Cumalı'nın malum kitabı içindeki en dokunaklı öykülerinden biriydi, Soluk Almak. Hatırlıyorum, Barış ile ne denli etkileyici olduğu üzerine konuşmuştuk. Forumun işleyişi gereği öykü kaldırılmış. Tekrar okumak isterdim.


Re: Soluk Almak

sanırım yeni öyküye geçtik ama soluk almak'la ilgili birkaç satır da ben yazıp eksik kalmayayım dedim Smile

daha önce hiç okumadığım bir yazardı necati cumalı, dilinin anlatımının duruluğu takdire değer bir yazarmış. ilginçtir ki, öykü daha çok erkek karakterin gözünden yazılmış olmasına karşın, belki de finalin etkisiyle, kadının yaşadıkları veya iç dünyasında yaşamış olabilecekleri kaldı aklımda. belki kadın olmayla ilişkilidir, bilemiyorum.

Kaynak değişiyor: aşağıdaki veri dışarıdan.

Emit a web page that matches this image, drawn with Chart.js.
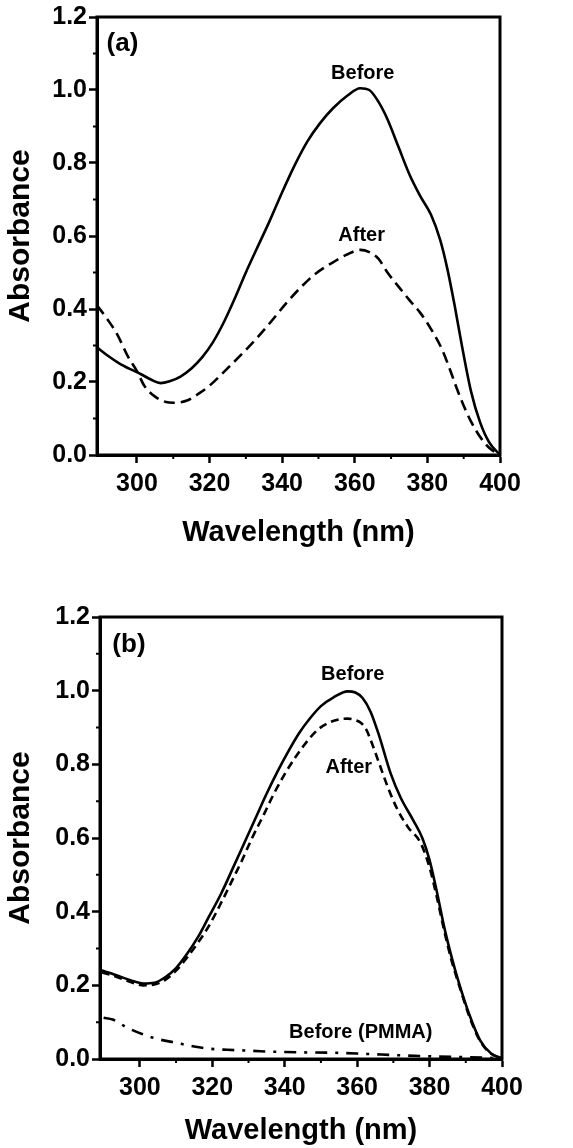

genelde erkek yazarların kadın dünyasını, özellikle de kadın cinselliğini işleyişine biraz mesafeyle bakmak gerektiğini düşünürüm hep. ancak necati cumalı'nın bu mesafeyi azalttığını hissettim (en azından bu öyküsü için). Bilmiyorum bilinçli bir tercihi miydi ama, kadının iç dünyasını çok da didik didik etmeden, ufak ayrıntılarla yaşadığı baskıyı, belki her kadının cesaret edemeyeceği şekilde, kendisini boğan yaşamında bir solukluk gedik açmaya çalıştığını aktarmış bize. örneğin, kadının, evine çocuklarına olan bağlılığını, kocası onu almaya geldiği zamanki halinden anlıyoruz, aklı evde kalmış, merak içinde, öyle umursamaz bir hali yok. bu durum biraz da söz konusu karakteri anne olma, eş olma kimliklerinin dışında bir kadın olarak da anlamaya çalışmamıza yardımcı olabilir gibi geldi bana.

erkek ise eşine aşık, hoşgörülü ama tüm bunların çok da büyük bir erdem olduğunu düşünmedim ben. çünkü karısıyla arasında ciddi bir yaş farkı var, bir yandan cinsel gücünü, dolayısıyla kısmen iktidarını da yitirmiş durumda. gençliğinde böyle bir deneyim yaşamış olsa aynı hoşgörüyle yaklaşmayacağı tahmin edilebilir. zaten yorumlarda dikkat çekildiği üzere gençliğinde benzer bir muameleyi ilk karısına yapmış. ama bir yandan da evlilik bir yaştan sonra dayanışma ve yoldaşlık ilişkisine dönüşmüyor mu? (sanırım, Smile) yani kadın bir yandan da çocuklara, adama -ki yaşlanmaya başlamış bile- bakan, evin düzenini sağlayan bir unsur. bunları adamın art niyetli olduğunu düşündüğüm için değil, böyle şeylere çok sık rastladığımız için yazma ihtiyacı hissetim.

bundan sonra ne olur? bence hiçbir şey olmayacak. aralarında bu konu bir daha hiç açılmayacak. kadın kaderine razı ama bir yandan da bir kere bile olsa soluk almayı denemiş olmanın huzuruyla bu yeni hayatına alışacak. belki biraz da vefa borcuyla, sonuçta kocası affetti onu, yaşayıp gidecek işte, birçok kadın gibi. (pek acıklı bitti, ağlayasım geldi vallaha Smile)

tabii bunu kadını namus timsali yapmak için demiyorum, sadece kocasıyla karşı karşıya geldiğinde başını eğmek yerine pişman olmadığını söyleme ihtiyacı hisseden bir kadın olduğunu gördüğümüz için dedim.